• _Exercise requirements_
All lines below must be repeated exactly, with the pictures omitted.

• _Supplied information_

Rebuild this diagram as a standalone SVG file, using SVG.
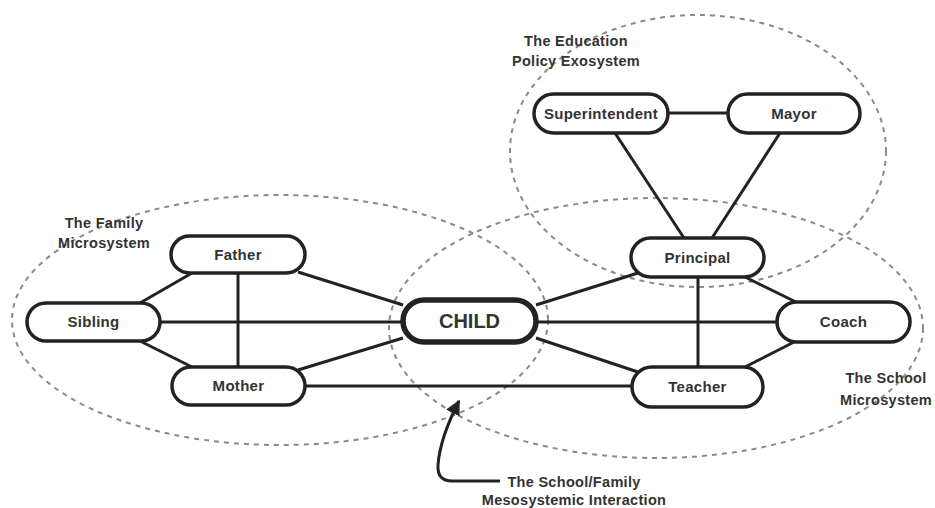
<svg xmlns="http://www.w3.org/2000/svg" width="935" height="508" viewBox="0 0 935 508">
<style>
.bg{fill:#fff}
.sys{fill:none;stroke:#8a8a8a;stroke-width:2;stroke-dasharray:5 5}
.edge{stroke:#222;stroke-width:3;fill:none}
.node{fill:#fff;stroke:#222;stroke-width:3.5}
.child{fill:#fff;stroke:#222;stroke-width:5.5}
.t{font-family:"Liberation Sans",Arial,sans-serif;font-weight:bold;font-size:15px;fill:#333;text-anchor:middle;letter-spacing:0.3px}
.ct{font-family:"Liberation Sans",Arial,sans-serif;font-weight:bold;font-size:20px;fill:#333;text-anchor:middle}
.lab{font-family:"Liberation Sans",Arial,sans-serif;font-weight:bold;font-size:14.5px;fill:#333;text-anchor:middle;letter-spacing:0.3px}
</style>
<defs>
<marker id="ah" viewBox="0 0 10 10" refX="9" refY="5" markerWidth="5" markerHeight="5" orient="auto" markerUnits="strokeWidth">
<path d="M0,0 L10,5 L0,10 z" fill="#222"/>
</marker>
</defs>
<rect class="bg" width="935" height="508"/>
<g id="systems">
<ellipse class="sys" cx="280" cy="320" rx="268" ry="125"/>
<ellipse class="sys" cx="656" cy="328" rx="267" ry="130"/>
<ellipse class="sys" cx="698" cy="151" rx="188" ry="136"/>
</g>
<g id="connectors">
<line class="edge" x1="192" y1="273" x2="140" y2="303"/>
<line class="edge" x1="140" y1="341" x2="192" y2="367"/>
<line class="edge" x1="238" y1="273" x2="238" y2="367"/>
<line class="edge" x1="298" y1="272" x2="403" y2="305"/>
<line class="edge" x1="160" y1="322" x2="403" y2="322"/>
<line class="edge" x1="298" y1="370" x2="403" y2="338"/>
<line class="edge" x1="305" y1="386" x2="632" y2="386"/>
<line class="edge" x1="536" y1="305" x2="638" y2="273"/>
<line class="edge" x1="536" y1="322" x2="777" y2="322"/>
<line class="edge" x1="536" y1="338" x2="638" y2="372"/>
<line class="edge" x1="698" y1="277" x2="698" y2="367"/>
<line class="edge" x1="743" y1="276" x2="798" y2="303"/>
<line class="edge" x1="796" y1="341" x2="745" y2="367"/>
<line class="edge" x1="668" y1="113" x2="728" y2="113"/>
<line class="edge" x1="615" y1="133" x2="684" y2="238"/>
<line class="edge" x1="780" y1="133" x2="712" y2="238"/>
<path class="edge" d="M500 481 L452 481 Q437 481 438 465 Q440 438 459 401" stroke-width="2.5" marker-end="url(#ah)"/>
</g>
<g id="father"><rect class="node" x="171" y="236" width="134" height="37" rx="18.5"/><text class="t" x="238" y="260">Father</text></g>
<g id="sibling"><rect class="node" x="27" y="303" width="133" height="38" rx="19"/><text class="t" x="93.5" y="327">Sibling</text></g>
<g id="mother"><rect class="node" x="172" y="367" width="133" height="38" rx="19"/><text class="t" x="238.5" y="391">Mother</text></g>
<g id="child"><rect class="child" x="403" y="300" width="133" height="42" rx="21"/><text class="ct" x="469.5" y="328">CHILD</text></g>
<g id="superintendent"><rect class="node" x="534" y="94" width="134" height="39" rx="19.5"/><text class="t" x="601" y="119">Superintendent</text></g>
<g id="mayor"><rect class="node" x="728" y="94" width="132" height="39" rx="19.5"/><text class="t" x="794" y="119">Mayor</text></g>
<g id="principal"><rect class="node" x="631" y="238" width="133" height="39" rx="19.5"/><text class="t" x="697.5" y="263">Principal</text></g>
<g id="coach"><rect class="node" x="777" y="302" width="133" height="40" rx="20"/><text class="t" x="843.5" y="327">Coach</text></g>
<g id="teacher"><rect class="node" x="632" y="367" width="131" height="40" rx="20"/><text class="t" x="697.5" y="392">Teacher</text></g>
<g id="labels">
<text class="lab" x="104" y="228">The Family</text>
<text class="lab" x="104" y="248">Microsystem</text>
<text class="lab" x="576" y="46">The Education</text>
<text class="lab" x="576" y="66">Policy Exosystem</text>
<text class="lab" x="886" y="383">The School</text>
<text class="lab" x="886" y="405">Microsystem</text>
<text class="lab" x="574" y="487">The School/Family</text>
<text class="lab" x="574" y="505">Mesosystemic Interaction</text>
</g>
</svg>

• _The output_
Rebuild this diagram as a standalone SVG file, using SVG.
<svg xmlns="http://www.w3.org/2000/svg" width="935" height="508" viewBox="0 0 935 508">
<style>
.bg{fill:#fff}
.sys{fill:none;stroke:#8a8a8a;stroke-width:2;stroke-dasharray:5 5}
.edge{stroke:#222;stroke-width:3;fill:none}
.node{fill:#fff;stroke:#222;stroke-width:3.5}
.child{fill:#fff;stroke:#222;stroke-width:5.5}
.t{font-family:"Liberation Sans",Arial,sans-serif;font-weight:bold;font-size:15px;fill:#333;text-anchor:middle;letter-spacing:0.3px}
.ct{font-family:"Liberation Sans",Arial,sans-serif;font-weight:bold;font-size:20px;fill:#333;text-anchor:middle}
.lab{font-family:"Liberation Sans",Arial,sans-serif;font-weight:bold;font-size:14.5px;fill:#333;text-anchor:middle;letter-spacing:0.3px}
</style>
<defs>
<marker id="ah" viewBox="0 0 10 10" refX="9" refY="5" markerWidth="5" markerHeight="5" orient="auto" markerUnits="strokeWidth">
<path d="M0,0 L10,5 L0,10 z" fill="#222"/>
</marker>
</defs>
<rect class="bg" width="935" height="508"/>
<g id="systems">
<ellipse class="sys" cx="280" cy="320" rx="268" ry="125"/>
<ellipse class="sys" cx="656" cy="328" rx="267" ry="130"/>
<ellipse class="sys" cx="698" cy="151" rx="188" ry="136"/>
</g>
<g id="connectors">
<line class="edge" x1="192" y1="273" x2="140" y2="303"/>
<line class="edge" x1="140" y1="341" x2="192" y2="367"/>
<line class="edge" x1="238" y1="273" x2="238" y2="367"/>
<line class="edge" x1="298" y1="272" x2="403" y2="305"/>
<line class="edge" x1="160" y1="322" x2="403" y2="322"/>
<line class="edge" x1="298" y1="370" x2="403" y2="338"/>
<line class="edge" x1="305" y1="386" x2="632" y2="386"/>
<line class="edge" x1="536" y1="305" x2="638" y2="273"/>
<line class="edge" x1="536" y1="322" x2="777" y2="322"/>
<line class="edge" x1="536" y1="338" x2="638" y2="372"/>
<line class="edge" x1="698" y1="277" x2="698" y2="367"/>
<line class="edge" x1="743" y1="276" x2="798" y2="303"/>
<line class="edge" x1="796" y1="341" x2="745" y2="367"/>
<line class="edge" x1="668" y1="113" x2="728" y2="113"/>
<line class="edge" x1="615" y1="133" x2="684" y2="238"/>
<line class="edge" x1="780" y1="133" x2="712" y2="238"/>
<path class="edge" d="M500 481 L452 481 Q437 481 438 465 Q440 438 459 401" stroke-width="2.5" marker-end="url(#ah)"/>
</g>
<g id="father"><rect class="node" x="171" y="236" width="134" height="37" rx="18.5"/><text class="t" x="238" y="260">Father</text></g>
<g id="sibling"><rect class="node" x="27" y="303" width="133" height="38" rx="19"/><text class="t" x="93.5" y="327">Sibling</text></g>
<g id="mother"><rect class="node" x="172" y="367" width="133" height="38" rx="19"/><text class="t" x="238.5" y="391">Mother</text></g>
<g id="child"><rect class="child" x="403" y="300" width="133" height="42" rx="21"/><text class="ct" x="469.5" y="328">CHILD</text></g>
<g id="superintendent"><rect class="node" x="534" y="94" width="134" height="39" rx="19.5"/><text class="t" x="601" y="119">Superintendent</text></g>
<g id="mayor"><rect class="node" x="728" y="94" width="132" height="39" rx="19.5"/><text class="t" x="794" y="119">Mayor</text></g>
<g id="principal"><rect class="node" x="631" y="238" width="133" height="39" rx="19.5"/><text class="t" x="697.5" y="263">Principal</text></g>
<g id="coach"><rect class="node" x="777" y="302" width="133" height="40" rx="20"/><text class="t" x="843.5" y="327">Coach</text></g>
<g id="teacher"><rect class="node" x="632" y="367" width="131" height="40" rx="20"/><text class="t" x="697.5" y="392">Teacher</text></g>
<g id="labels">
<text class="lab" x="104" y="228">The Family</text>
<text class="lab" x="104" y="248">Microsystem</text>
<text class="lab" x="576" y="46">The Education</text>
<text class="lab" x="576" y="66">Policy Exosystem</text>
<text class="lab" x="886" y="383">The School</text>
<text class="lab" x="886" y="405">Microsystem</text>
<text class="lab" x="574" y="487">The School/Family</text>
<text class="lab" x="574" y="505">Mesosystemic Interaction</text>
</g>
</svg>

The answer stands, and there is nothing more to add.